Outside the cemetery was a sign telling the history of Breuna’s Jewish community. It includes the Hamberg family as one of the families that made up that community.
Inside the cemetery are many stones in about six or seven different rows. It is quite a nice cemetery and very well maintained. Many of the stones are only in Hebrew and somewhat eroded, so reading them was extremely difficult, but fortunately many stones also have German on the reverse side, revealing the secular name of the person buried in that spot. I looked at each stone, often seeing nothing that seemed relevant, and occasionally seeing a name that seemed a possible relative—a Goldschmidt or a Hamberg.
But my search was rewarded when I located these two stones:
On the reverse were their German names:
These were the stones for my three-times great-grandparents, Moses Hamberg and Guetchen Rotenberg, the parents of Henriette Hamberg, the grandparents of Isidore Schoenthal. Seeing them took my breath away. I had not expected to find stones for my own direct ancestors. Because of my experience in Gau-Algesheim, I had kept my expectations low. Yet here were the stones for my ancestors, the grandparents of my father’s maternal grandfather.
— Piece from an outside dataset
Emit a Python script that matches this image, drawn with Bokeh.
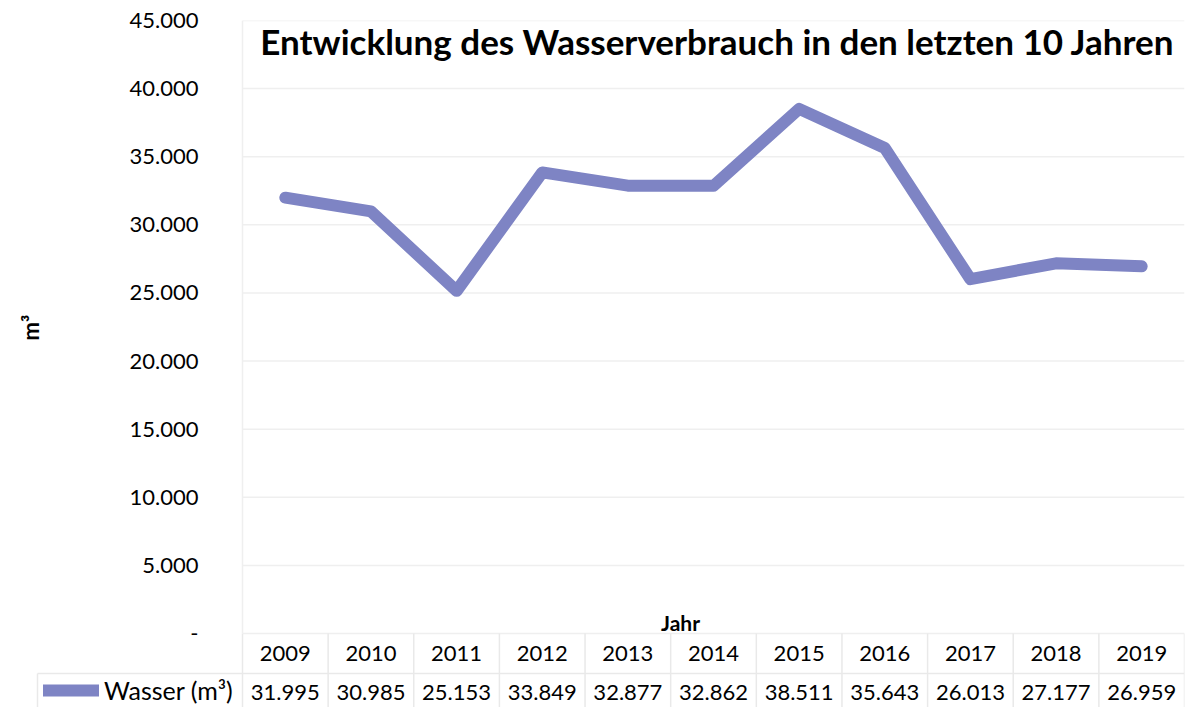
import math
from bokeh.plotting import figure
from bokeh.models import (Range1d, LinearAxis, FixedTicker, Label, Legend, LegendItem,
                          ColumnDataSource)
from bokeh.core.properties import value
from bokeh.embed import file_html
from bokeh.resources import INLINE

# ---- data ----
years = ["2009", "2010", "2011", "2012", "2013", "2014", "2015", "2016", "2017", "2018", "2019"]
water = [31995, 30985, 25153, 33849, 32877, 32862, 38511, 35643, 26013, 27177, 26959]
y_ticks = [0, 5000, 10000, 15000, 20000, 25000, 30000, 35000, 40000, 45000]
chart_title = "Entwicklung des Wasserverbrauch in den letzten 10 Jahren"
series_name = "Wasser (m³)"
x_title = "Jahr"
y_title = "m³"


def de(n):
    return "-" if n == 0 else f"{n:,}".replace(",", ".")


FONT = "Lato"
LINE_COLOR = "#7e84c4"
GRID_COLOR = "#efefef"
TABLE_COLOR = "#e9e9e9"

# ---- geometry (pixels on the canvas) ----
W, H = 1186, 707
FL, FR, FT = 10, 1184, 20          # frame left / right / top
X0 = 242                            # plot area left edge (start of first category)
ZERO = 633                          # pixel row of value 0
n = len(years)
col = (FR - X0) / n
k = 45000 / (ZERO - FT)             # value per pixel


def dx(px):
    return (px - X0) / col


def dy(py):
    return (ZERO - py) * k


x_start = dx(FL)
y_start = dy(H)
row2_top = dy(673)
year_y = dy(653)
val_y = dy(692)

xs = [i + 0.5 for i in range(n)]

p = figure(width=W, height=H, x_range=Range1d(x_start, n), y_range=Range1d(y_start, 45000),
           output_backend="svg", toolbar_location=None,
           x_axis_location=None, y_axis_location=None,
           min_border_left=FL, min_border_right=W - FR, min_border_top=FT,
           min_border_bottom=0)
p.outline_line_color = None
p.background_fill_color = "white"
p.border_fill_color = "white"
p.xgrid.visible = False
p.ygrid.visible = False

# y axis (labels shifted into the canvas area left of the plot area)
yaxis = LinearAxis(ticker=FixedTicker(ticks=y_ticks))
yaxis.major_label_overrides = {t: de(t) for t in y_ticks}
yaxis.axis_line_color = None
yaxis.major_tick_line_color = None
yaxis.minor_tick_line_color = None
yaxis.major_tick_out = 0
yaxis.major_tick_in = 0
yaxis.major_label_text_font = FONT
yaxis.major_label_text_font_size = "22px"
yaxis.major_label_text_color = "#000000"
yaxis.major_label_standoff = -(198 - FL)
p.add_layout(yaxis, "left")

# horizontal gridlines of the plot area
p.segment(x0=[0] * len(y_ticks), y0=y_ticks, x1=[n] * len(y_ticks), y1=y_ticks,
          line_color=GRID_COLOR, line_width=1.5)

# data table lines
vx = list(range(n + 1))
p.segment(x0=vx, y0=[y_start] * (n + 1), x1=vx, y1=[0] * (n + 1),
          line_color=TABLE_COLOR, line_width=1.5)
p.segment(x0=[0], y0=[0], x1=[0], y1=[45000], line_color=GRID_COLOR, line_width=1.5)
p.segment(x0=[dx(37)], y0=[row2_top], x1=[n], y1=[row2_top],
          line_color=TABLE_COLOR, line_width=1.5)
p.segment(x0=[dx(37)], y0=[y_start], x1=[dx(37)], y1=[row2_top],
          line_color=TABLE_COLOR, line_width=1.5)

# the series
r = p.line(xs, water, line_color=LINE_COLOR, line_width=12, line_cap="round",
           line_join="round")

# data table texts
src = ColumnDataSource(dict(x=xs, year=years, val=[de(v) for v in water],
                            yy=[year_y] * n, vy=[val_y] * n))
p.text(x="x", y="yy", text="year", source=src, text_font=value(FONT),
       text_font_size="22px", text_align="center", text_baseline="middle",
       text_color="#000000")
p.text(x="x", y="vy", text="val", source=src, text_font=value(FONT),
       text_font_size="22px", text_align="center", text_baseline="middle",
       text_color="#000000")

# legend key in the table
legend = Legend(items=[LegendItem(label=series_name, renderers=[r])],
                location=(43 - FL, 2), glyph_width=56, glyph_height=20,
                label_standoff=5, padding=0, margin=0, spacing=0,
                border_line_color=None, background_fill_alpha=0,
                label_text_font=FONT, label_text_font_size="25px",
                label_text_color="#000000")
p.add_layout(legend)

# title, axis titles
p.add_layout(Label(x=dx(717), y=dy(40), text=chart_title, text_font=FONT,
                   text_font_style="bold", text_font_size="35px", text_align="center",
                   text_baseline="middle", text_color="#000000"))
p.add_layout(Label(x=dx(680), y=dy(622), text=x_title, text_font=FONT,
                   text_font_style="bold", text_font_size="21px", text_align="center",
                   text_baseline="middle", text_color="#000000"))
p.add_layout(Label(x=dx(30), y=dy(327), text=y_title, text_font=FONT, angle=math.pi / 2,
                   text_font_style="bold", text_font_size="22px", text_align="center",
                   text_baseline="middle", text_color="#000000"))

open("out.html", "w").write(file_html(p, INLINE))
I never knew these people and in fact knew almost nothing about them beyond their names, birth dates, and death dates. The birth record of their daughter Hannchen revealed that Moses was a cattle merchant. Despite this thin amount of personal information, somehow I felt a connection to these people who died almost a hundred years before I was born.
In the cemetery there were also a number of stones for other people on my Hamberg family tree:
Jettchen Gans Hamberg, wife of Seligmann Hamberg, brother of my great-great-grandmother Henriette Hamberg. Jettchen and Seligmann were the parents of Malchen/Amalia Hamberg who married Jacob Baer and had the children who founded and worked for the Attleboro Manufacturing Company, the large jewelry business in Attleboro Massachusetts.
Levi Mollerich, husband of Miriam Hamberg, sister of my great-great-grandmother Henriette Hamberg.
Baruch Hamberg and his wife Sara Herzfeld. Baruch was my second cousin, three times removed; more importantly, he and Sara were my cousin Rob Meyer’s great-grandparents. Baruch was also related to Joel Goldwein as Baruch’s mother Breine Goldwein was the sister of Joel’s great-grandfather Markus Goldwein.
Rosa Hamberg Braunsberg. She was Baruch Hamberg’s sister, so another second cousin, three times removed.
Fanny Herzfeld Goldwein and Markus Goldwein. Great-grandparents of Joel Goldwein, who is my cousin through my Cohen line and Rob’s cousin through the Goldwein line.
In addition there were some stones with names that might be a part of my family and then others that I need to have translated. But overall, visiting that cemetery on that very cold and very dreary day left me feeling uplifted and strangely happy. My ancestors were there, and I had been there to pay tribute and to remember them. It was a very moving experience.
We drove through Oberlistingen, the home of my Goldschmidt ancestors, and then we said goodbye to our new friend Ernst—he and I both with tears in our eyes—and drove to our hotel in Kassel. It had been a remarkable day, beginning with a 500 year old mikveh and ending with the discovery of my 3x-great-grandparents’ gravestones. The next day we would go to Sielen, the home of my Schoenthal ancestors.